- **What you are asked to do**: Set down word for word each line from the start of the listing through the line that contains "(rdra) at (135,1066)", both included.
====
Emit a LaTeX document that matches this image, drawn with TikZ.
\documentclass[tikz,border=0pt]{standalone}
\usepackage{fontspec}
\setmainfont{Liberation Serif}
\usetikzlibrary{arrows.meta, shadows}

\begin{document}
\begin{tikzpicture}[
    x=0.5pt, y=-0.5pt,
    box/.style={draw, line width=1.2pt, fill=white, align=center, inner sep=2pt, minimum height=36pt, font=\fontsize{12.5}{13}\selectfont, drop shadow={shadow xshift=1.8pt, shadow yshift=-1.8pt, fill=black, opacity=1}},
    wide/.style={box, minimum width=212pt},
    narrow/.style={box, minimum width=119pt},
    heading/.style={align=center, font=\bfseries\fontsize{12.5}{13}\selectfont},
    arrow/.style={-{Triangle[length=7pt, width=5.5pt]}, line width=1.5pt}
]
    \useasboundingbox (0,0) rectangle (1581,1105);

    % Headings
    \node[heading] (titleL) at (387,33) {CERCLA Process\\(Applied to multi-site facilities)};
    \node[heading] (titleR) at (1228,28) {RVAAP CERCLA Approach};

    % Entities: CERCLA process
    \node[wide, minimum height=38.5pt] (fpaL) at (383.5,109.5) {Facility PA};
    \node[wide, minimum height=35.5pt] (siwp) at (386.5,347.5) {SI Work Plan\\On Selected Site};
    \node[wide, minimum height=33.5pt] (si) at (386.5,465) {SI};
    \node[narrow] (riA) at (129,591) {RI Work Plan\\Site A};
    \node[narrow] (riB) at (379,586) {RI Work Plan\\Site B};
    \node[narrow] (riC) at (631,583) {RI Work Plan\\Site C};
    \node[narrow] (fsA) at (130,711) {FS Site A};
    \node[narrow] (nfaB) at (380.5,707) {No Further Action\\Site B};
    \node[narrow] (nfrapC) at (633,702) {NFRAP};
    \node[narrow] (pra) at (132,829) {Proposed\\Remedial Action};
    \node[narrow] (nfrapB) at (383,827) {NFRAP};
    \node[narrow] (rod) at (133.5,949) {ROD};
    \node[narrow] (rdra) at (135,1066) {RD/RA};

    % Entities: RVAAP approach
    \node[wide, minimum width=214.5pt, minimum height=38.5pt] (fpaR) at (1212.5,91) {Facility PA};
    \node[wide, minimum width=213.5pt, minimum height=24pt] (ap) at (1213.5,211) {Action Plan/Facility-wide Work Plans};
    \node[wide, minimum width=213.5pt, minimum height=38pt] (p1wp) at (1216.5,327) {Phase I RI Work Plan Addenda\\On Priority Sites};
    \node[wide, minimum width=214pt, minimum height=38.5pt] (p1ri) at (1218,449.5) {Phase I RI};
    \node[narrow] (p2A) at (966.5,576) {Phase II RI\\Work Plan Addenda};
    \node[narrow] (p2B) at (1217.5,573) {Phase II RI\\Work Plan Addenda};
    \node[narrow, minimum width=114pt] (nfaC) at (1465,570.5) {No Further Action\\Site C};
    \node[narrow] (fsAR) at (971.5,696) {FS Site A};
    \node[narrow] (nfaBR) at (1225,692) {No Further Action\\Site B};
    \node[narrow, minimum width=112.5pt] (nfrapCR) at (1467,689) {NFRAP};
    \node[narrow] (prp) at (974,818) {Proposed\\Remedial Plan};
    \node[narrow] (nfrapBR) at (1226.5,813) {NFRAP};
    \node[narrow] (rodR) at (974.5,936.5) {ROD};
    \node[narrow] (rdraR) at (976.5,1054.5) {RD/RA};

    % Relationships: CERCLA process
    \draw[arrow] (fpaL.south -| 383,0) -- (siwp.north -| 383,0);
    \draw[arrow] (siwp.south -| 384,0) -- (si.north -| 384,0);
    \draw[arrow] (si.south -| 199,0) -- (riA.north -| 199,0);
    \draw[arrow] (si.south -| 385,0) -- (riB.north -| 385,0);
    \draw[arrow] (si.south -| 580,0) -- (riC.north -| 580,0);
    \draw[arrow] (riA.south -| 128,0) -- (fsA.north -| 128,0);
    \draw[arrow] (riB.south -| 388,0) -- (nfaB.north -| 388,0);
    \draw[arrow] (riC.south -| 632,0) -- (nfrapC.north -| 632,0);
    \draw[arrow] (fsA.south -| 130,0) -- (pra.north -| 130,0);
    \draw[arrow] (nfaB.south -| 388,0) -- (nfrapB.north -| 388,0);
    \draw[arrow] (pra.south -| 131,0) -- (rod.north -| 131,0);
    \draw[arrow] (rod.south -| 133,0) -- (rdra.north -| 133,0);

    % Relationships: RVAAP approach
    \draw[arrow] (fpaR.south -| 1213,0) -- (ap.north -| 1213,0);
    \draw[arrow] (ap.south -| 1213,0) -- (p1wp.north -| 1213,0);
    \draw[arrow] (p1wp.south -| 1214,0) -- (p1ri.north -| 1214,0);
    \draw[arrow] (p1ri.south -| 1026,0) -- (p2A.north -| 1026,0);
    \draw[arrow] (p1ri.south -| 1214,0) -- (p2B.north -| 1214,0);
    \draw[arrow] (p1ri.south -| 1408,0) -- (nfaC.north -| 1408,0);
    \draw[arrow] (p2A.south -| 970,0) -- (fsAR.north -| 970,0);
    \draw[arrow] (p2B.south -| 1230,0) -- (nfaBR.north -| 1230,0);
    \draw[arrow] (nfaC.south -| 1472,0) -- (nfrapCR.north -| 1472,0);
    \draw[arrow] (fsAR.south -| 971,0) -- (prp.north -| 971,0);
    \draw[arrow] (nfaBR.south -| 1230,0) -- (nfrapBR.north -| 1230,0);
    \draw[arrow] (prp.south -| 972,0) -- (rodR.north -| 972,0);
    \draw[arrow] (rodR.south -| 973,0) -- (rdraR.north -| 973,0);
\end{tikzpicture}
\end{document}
====
- **Exercise response**:
Emit a LaTeX document that matches this image, drawn with TikZ.
\documentclass[tikz,border=0pt]{standalone}
\usepackage{fontspec}
\setmainfont{Liberation Serif}
\usetikzlibrary{arrows.meta, shadows}

\begin{document}
\begin{tikzpicture}[
    x=0.5pt, y=-0.5pt,
    box/.style={draw, line width=1.2pt, fill=white, align=center, inner sep=2pt, minimum height=36pt, font=\fontsize{12.5}{13}\selectfont, drop shadow={shadow xshift=1.8pt, shadow yshift=-1.8pt, fill=black, opacity=1}},
    wide/.style={box, minimum width=212pt},
    narrow/.style={box, minimum width=119pt},
    heading/.style={align=center, font=\bfseries\fontsize{12.5}{13}\selectfont},
    arrow/.style={-{Triangle[length=7pt, width=5.5pt]}, line width=1.5pt}
]
    \useasboundingbox (0,0) rectangle (1581,1105);

    % Headings
    \node[heading] (titleL) at (387,33) {CERCLA Process\\(Applied to multi-site facilities)};
    \node[heading] (titleR) at (1228,28) {RVAAP CERCLA Approach};

    % Entities: CERCLA process
    \node[wide, minimum height=38.5pt] (fpaL) at (383.5,109.5) {Facility PA};
    \node[wide, minimum height=35.5pt] (siwp) at (386.5,347.5) {SI Work Plan\\On Selected Site};
    \node[wide, minimum height=33.5pt] (si) at (386.5,465) {SI};
    \node[narrow] (riA) at (129,591) {RI Work Plan\\Site A};
    \node[narrow] (riB) at (379,586) {RI Work Plan\\Site B};
    \node[narrow] (riC) at (631,583) {RI Work Plan\\Site C};
    \node[narrow] (fsA) at (130,711) {FS Site A};
    \node[narrow] (nfaB) at (380.5,707) {No Further Action\\Site B};
    \node[narrow] (nfrapC) at (633,702) {NFRAP};
    \node[narrow] (pra) at (132,829) {Proposed\\Remedial Action};
    \node[narrow] (nfrapB) at (383,827) {NFRAP};
    \node[narrow] (rod) at (133.5,949) {ROD};
    \node[narrow] (rdra) at (135,1066) {RD/RA};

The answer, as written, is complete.